Are women being forced to stay at home?
The numbers provided on the occasion of March 8, Women’s Day, makes this fact crystal clear: Gender inequality continues in the global economy.
“While women do 66 percent of the work in the world and provide 50 percent of food production, they only earn 10 percent of the income,” according to the statement of the United Nations Development Program (UNDP) Turkey. IMF President Christine Lagarde says at every occasion that gender equality is the prerequisite of a healthy economy. There are 865 million women in the world with the potential to participate in the labor force and 812 million of them live in emerging market countries.
What is the situation in Turkey, one of these emerging markets?

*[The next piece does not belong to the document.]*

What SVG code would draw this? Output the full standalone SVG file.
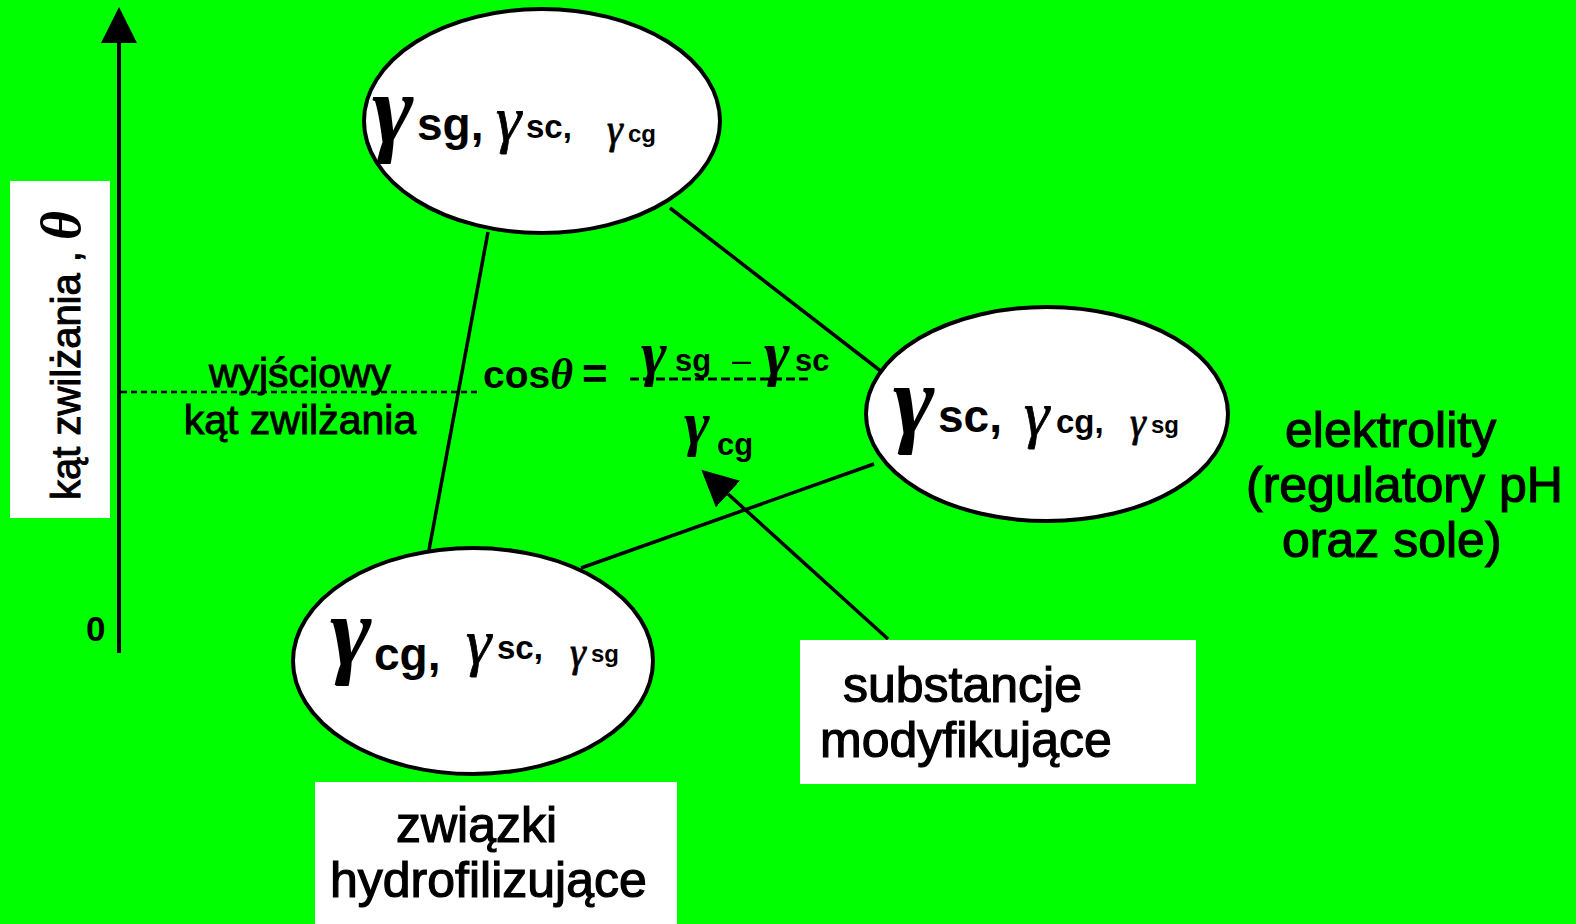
<svg xmlns="http://www.w3.org/2000/svg" width="1576" height="924" viewBox="0 0 1576 924">
  <defs>
    <style>
      .sans { font-family: "Liberation Sans", Arial, sans-serif; fill: #000; }
      .b { font-weight: bold; }
      .heavy { stroke: #000; stroke-width: 1; }
      .greek { font-family: "Liberation Serif", "Times New Roman", serif; font-style: italic; font-weight: bold; fill: #000; }
      .thin { font-weight: normal; stroke: #000; stroke-width: 0.8; }
      .lbl { font-family: "Liberation Sans", Arial, sans-serif; font-size: 50px; fill: #000; stroke: #000; stroke-width: 1.2; }
      .node { fill: #fff; stroke: #000; stroke-width: 4; }
      .edge { stroke: #000; stroke-width: 3.5; fill: none; }
      .box { fill: #fff; }
    </style>
    <marker id="head" markerUnits="userSpaceOnUse" markerWidth="40" markerHeight="40" refX="0" refY="18" orient="auto">
      <path d="M0,0 L36,18 L0,36 Z" fill="#000"/>
    </marker>
  </defs>

  <!-- background -->
  <rect x="0" y="0" width="1576" height="924" fill="#00ff00"/>

  <!-- vertical axis: wetting angle -->
  <g id="axis">
    <line x1="119" y1="653" x2="119" y2="40" stroke="#000" stroke-width="4"/>
    <polygon points="119,7 137,43 101,43" fill="#000"/>
    <text class="sans b" x="86" y="641" font-size="35">0</text>
    <rect class="box" x="10" y="181" width="100" height="337"/>
    <text class="sans heavy" transform="translate(80,500) rotate(-90)" font-size="40">kąt zwilżania , <tspan class="greek" font-size="56" stroke-width="0">θ</tspan></text>
  </g>

  <!-- initial angle reference line -->
  <g id="initial-angle">
    <line x1="121" y1="392" x2="478" y2="392" stroke="#000" stroke-width="2.5" stroke-dasharray="6 4"/>
    <text class="sans heavy" x="300" y="387" font-size="41" text-anchor="middle">wyjściowy</text>
    <text class="sans heavy" x="300" y="434" font-size="41" text-anchor="middle">kąt zwilżania</text>
  </g>

  <!-- connectors -->
  <g id="connectors">
    <line class="edge" x1="488" y1="232" x2="429" y2="550"/>
    <line class="edge" x1="670" y1="208" x2="882" y2="372"/>
    <line class="edge" x1="581" y1="568" x2="874" y2="464"/>
    <line class="edge" x1="888" y1="639" x2="728" y2="494" marker-end="url(#head)"/>
  </g>

  <!-- Young equation -->
  <g id="equation">
    <text class="sans b" x="483" y="388" font-size="39">cos<tspan class="greek" font-size="44" font-weight="normal" dy="1">θ</tspan></text>
    <text class="sans b" x="582" y="389" font-size="44">=</text>
    <line x1="630" y1="379" x2="812" y2="379" stroke="#000" stroke-width="3" stroke-dasharray="9 4"/>
    <text class="greek" x="641" y="374" font-size="62">γ</text>
    <text class="sans b" x="675" y="371" font-size="31">sg</text>
    <text class="sans" x="732" y="371" font-size="34">–</text>
    <text class="greek" x="764" y="374" font-size="62">γ</text>
    <text class="sans b" x="795" y="371" font-size="31">sc</text>
    <text class="greek" x="684" y="444" font-size="62">γ</text>
    <text class="sans b" x="717" y="455" font-size="31">cg</text>
  </g>

  <!-- solid / gas node -->
  <g id="node-sg">
    <ellipse class="node" cx="542" cy="121" rx="178" ry="112"/>
    <text class="greek" x="372" y="143" font-size="100">γ</text>
    <text class="sans b" x="417" y="140" font-size="46">sg,</text>
    <text class="greek thin" x="496" y="140" font-size="64">γ</text>
    <text class="sans b" x="526" y="138" font-size="33">sc,</text>
    <text class="greek thin" x="607" y="143" font-size="40">γ</text>
    <text class="sans b" x="628" y="142" font-size="24">cg</text>
  </g>

  <!-- solid / liquid node -->
  <g id="node-sc">
    <ellipse class="node" cx="1047" cy="414" rx="181" ry="107"/>
    <text class="greek" x="893" y="434" font-size="100">γ</text>
    <text class="sans b" x="938" y="432" font-size="46">sc,</text>
    <text class="greek thin" x="1024" y="435" font-size="64">γ</text>
    <text class="sans b" x="1056" y="433" font-size="33">cg,</text>
    <text class="greek thin" x="1130" y="436" font-size="40">γ</text>
    <text class="sans b" x="1151" y="433" font-size="24">sg</text>
  </g>

  <!-- liquid / gas node -->
  <g id="node-cg">
    <ellipse class="node" cx="473" cy="661" rx="180" ry="113"/>
    <text class="greek" x="330" y="665" font-size="100">γ</text>
    <text class="sans b" x="374" y="670" font-size="46">cg,</text>
    <text class="greek thin" x="466" y="663" font-size="64">γ</text>
    <text class="sans b" x="497" y="659" font-size="33">sc,</text>
    <text class="greek thin" x="570" y="666" font-size="40">γ</text>
    <text class="sans b" x="591" y="662" font-size="24">sg</text>
  </g>

  <!-- electrolytes label -->
  <g id="label-electrolytes">
    <text class="lbl" x="1285" y="447">elektrolity</text>
    <text class="lbl" x="1246" y="502">(regulatory pH</text>
    <text class="lbl" x="1282" y="557">oraz sole)</text>
  </g>

  <!-- modifiers label -->
  <g id="label-modifiers">
    <rect class="box" x="800" y="640" width="396" height="144"/>
    <text class="lbl" x="843" y="702">substancje</text>
    <text class="lbl" x="820" y="757">modyfikujące</text>
  </g>

  <!-- hydrophilising compounds label -->
  <g id="label-hydrophilic">
    <rect class="box" x="315" y="782" width="362" height="142"/>
    <text class="lbl" x="396" y="842">związki</text>
    <text class="lbl" x="330" y="897">hydrofilizujące</text>
  </g>
</svg>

Female participation in the labor force is one third of that of men, according to the Turkish Federation of Women’s Associations, which provided the numbers based on figures from the Turkish Statistical Institute’s (TÜIK). The ratio of female entrepreneurs is 7 percent. Turkey aims to get the ratio of women’s labor participation to 35 percent by 2023. Yet the target of the European Union for 2020 is 75 percent. In other words, 20 million women are currently excluded from the labor force in Turkey.
Underlining the fact that 94 percent of the candidates for the upcoming municipal elections were male, the Association for the Support and Training of Women Candidates, Ka-Der, said there was a desire to lock women up in their homes and kitchens. Their presence “outside” is being neglected.
But don’t worry; women are not staying idle either. I participated in the activities of “Geminist Women” on March 8, Women’s Day, on Istanbul’s İstiklal Street. It was a bit of a coincidence as we were together in the boat taking us from Kadıköy to Karaköy beforehand. I was attracted by their slogans and their songs, so much that I followed them to the place where they held their activities. When I left they continued their march to Taksim Square and painted purple the shields of the police who wanted to prevent them entering Gezi Park.
Meanwhile, at the event held the other day in Kadıköy, the names of female victim of killings were written on shoe boxes, which have become a meaningful symbol in Turkey.
In the meantime, an initiative on March 8 in terms of female participation to the labor force came from Istanbul Industry Chamber (ISO). With 17,000 members, only six were women among the 104-member assembly of the chamber. The head of the assembly is Zeynep Bodur Okyay, from the Kale group. This is a first in the 62-year history of ISO, which is dominated by men.
There are six articles in the manifesto published by the platform, which has 18 female members from ISO: Having the target readjusted to 50 percent for female employment for 2023; reaching 25 percent for female entrepreneurs, having more women in politics, making all women read and write, having at least high school graduation for all girls and securing gender equality.
It looks like it won’t be easy to keep women locked in their houses.